[START OF STORED DATA]

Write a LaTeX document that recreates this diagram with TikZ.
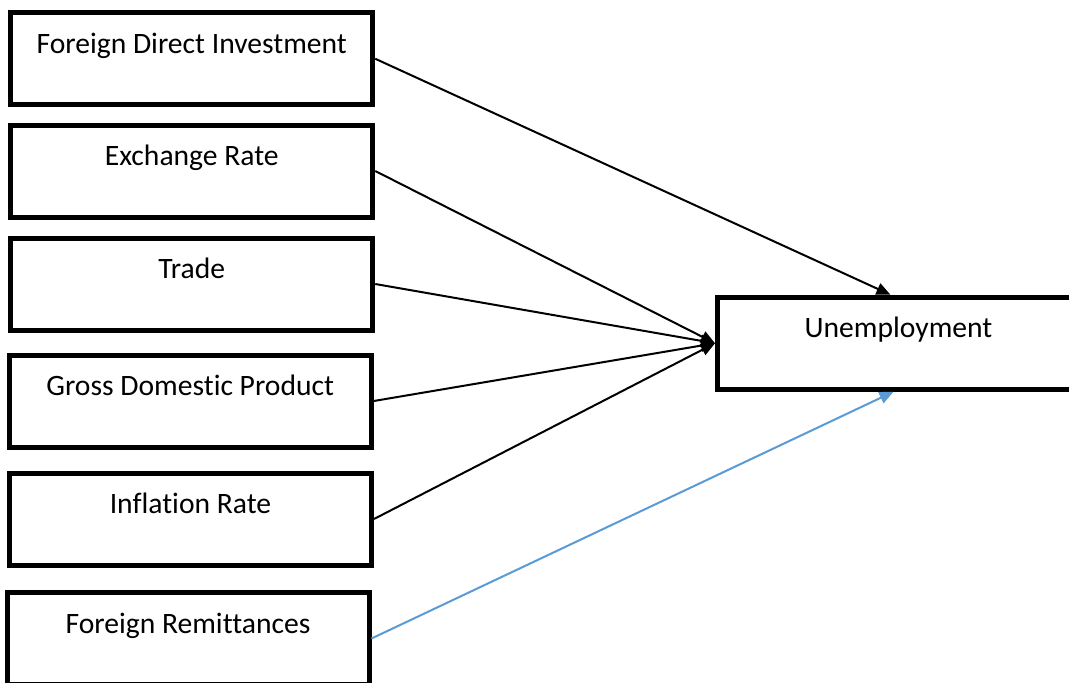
\documentclass[tikz,border=0pt]{standalone}
\usepackage{fontspec}
\setmainfont[Ligatures=NoCommon]{Carlito}
\usetikzlibrary{arrows.meta}
\definecolor{linkblue}{HTML}{5B9BD5}
\begin{document}
\begin{tikzpicture}[x=1pt,y=-1pt,
  varbox/.style={draw=black, line width=5pt, minimum width=362pt, minimum height=92pt, inner sep=0pt, fill=white},
  boxtext/.style={anchor=base, font=\fontsize{29.6}{34}\selectfont},
  link/.style={line width=2pt, -{Triangle[length=14pt,width=12pt]}},
]
\clip (0,0) rectangle (1069,683);
\fill[white] (0,0) rectangle (1069,683);
\node[varbox] (fdi) at (191.75,58.75) {};
\node[varbox] (er)  at (191.75,171) {};
\node[varbox] (tr)  at (191.75,284) {};
\node[varbox] (gdp) at (190.25,401) {};
\node[varbox] (inf) at (190.5,519) {};
\node[varbox] (rem) at (188,638.5) {};
\node[varbox] (un)  at (898.5,343.25) {};
\node[boxtext] at ([yshift=-43pt]fdi.north) {Foreign Direct Investment};
\node[boxtext] at ([yshift=-43pt]er.north) {Exchange Rate};
\node[boxtext] at ([yshift=-43pt]tr.north) {Trade};
\node[boxtext] at ([yshift=-43pt]gdp.north) {Gross Domestic Product};
\node[boxtext] at ([yshift=-43pt]inf.north) {Inflation Rate};
\node[boxtext] at ([yshift=-43pt]rem.north) {Foreign Remittances};
\node[boxtext] at ([yshift=-43pt]un.north) {Unemployment};
\draw[link] (fdi.east) -- ([xshift=-8pt]un.north);
\draw[link] (er.east) -- (un.west);
\draw[link] (tr.east) -- (un.west);
\draw[link] (gdp.east) -- (un.west);
\draw[link] (inf.east) -- (un.west);
\draw[link, draw=linkblue, fill=linkblue] (rem.east) -- ([xshift=-5pt]un.south);
\end{tikzpicture}
\end{document}
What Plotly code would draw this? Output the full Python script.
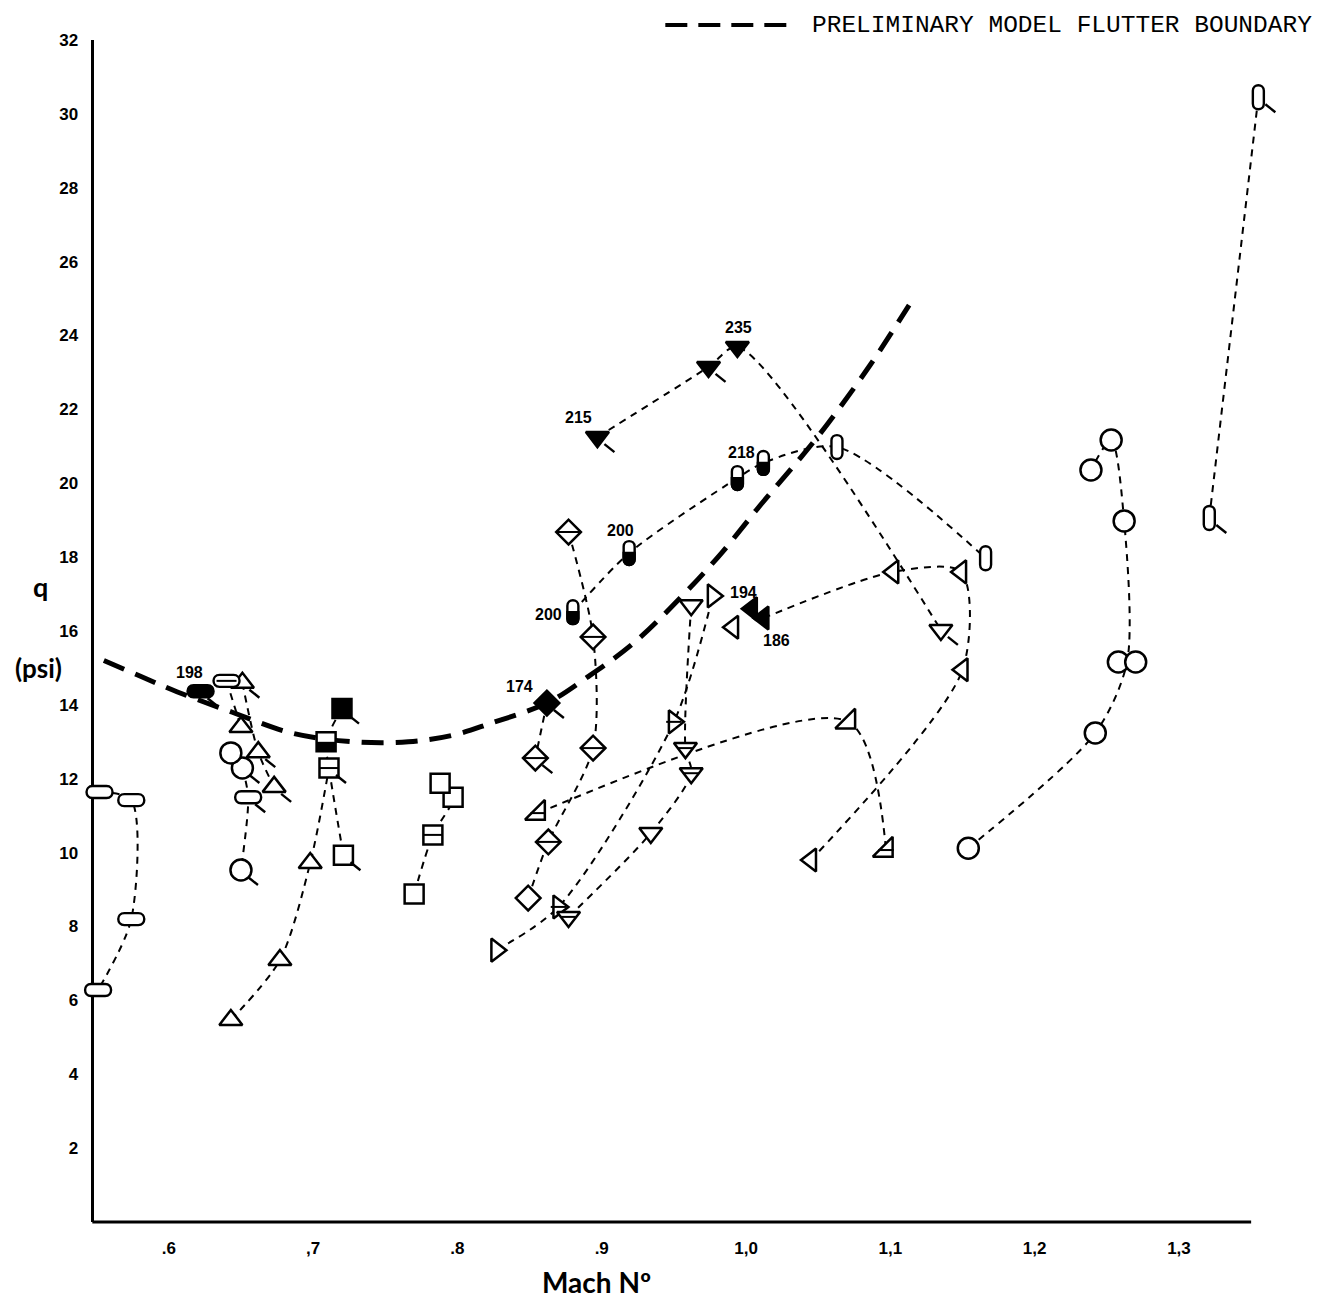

[END OF STORED DATA]

Word for word, quote the full listing, omitting every picture.

Write a LaTeX document that recreates this diagram with TikZ.
\documentclass[tikz,border=0pt]{standalone}
\usepackage{fontspec}
\setmainfont[Ligatures=NoCommon]{Carlito}
\usetikzlibrary{arrows.meta}
\definecolor{linkblue}{HTML}{5B9BD5}
\begin{document}
\begin{tikzpicture}[x=1pt,y=-1pt,
  varbox/.style={draw=black, line width=5pt, minimum width=362pt, minimum height=92pt, inner sep=0pt, fill=white},
  boxtext/.style={anchor=base, font=\fontsize{29.6}{34}\selectfont},
  link/.style={line width=2pt, -{Triangle[length=14pt,width=12pt]}},
]
\clip (0,0) rectangle (1069,683);
\fill[white] (0,0) rectangle (1069,683);
\node[varbox] (fdi) at (191.75,58.75) {};
\node[varbox] (er)  at (191.75,171) {};
\node[varbox] (tr)  at (191.75,284) {};
\node[varbox] (gdp) at (190.25,401) {};
\node[varbox] (inf) at (190.5,519) {};
\node[varbox] (rem) at (188,638.5) {};
\node[varbox] (un)  at (898.5,343.25) {};
\node[boxtext] at ([yshift=-43pt]fdi.north) {Foreign Direct Investment};
\node[boxtext] at ([yshift=-43pt]er.north) {Exchange Rate};
\node[boxtext] at ([yshift=-43pt]tr.north) {Trade};
\node[boxtext] at ([yshift=-43pt]gdp.north) {Gross Domestic Product};
\node[boxtext] at ([yshift=-43pt]inf.north) {Inflation Rate};
\node[boxtext] at ([yshift=-43pt]rem.north) {Foreign Remittances};
\node[boxtext] at ([yshift=-43pt]un.north) {Unemployment};
\draw[link] (fdi.east) -- ([xshift=-8pt]un.north);
\draw[link] (er.east) -- (un.west);
\draw[link] (tr.east) -- (un.west);
\draw[link] (gdp.east) -- (un.west);
\draw[link] (inf.east) -- (un.west);
\draw[link, draw=linkblue, fill=linkblue] (rem.east) -- ([xshift=-5pt]un.south);
\end{tikzpicture}
\end{document}
What Plotly code would draw this? Output the full Python script.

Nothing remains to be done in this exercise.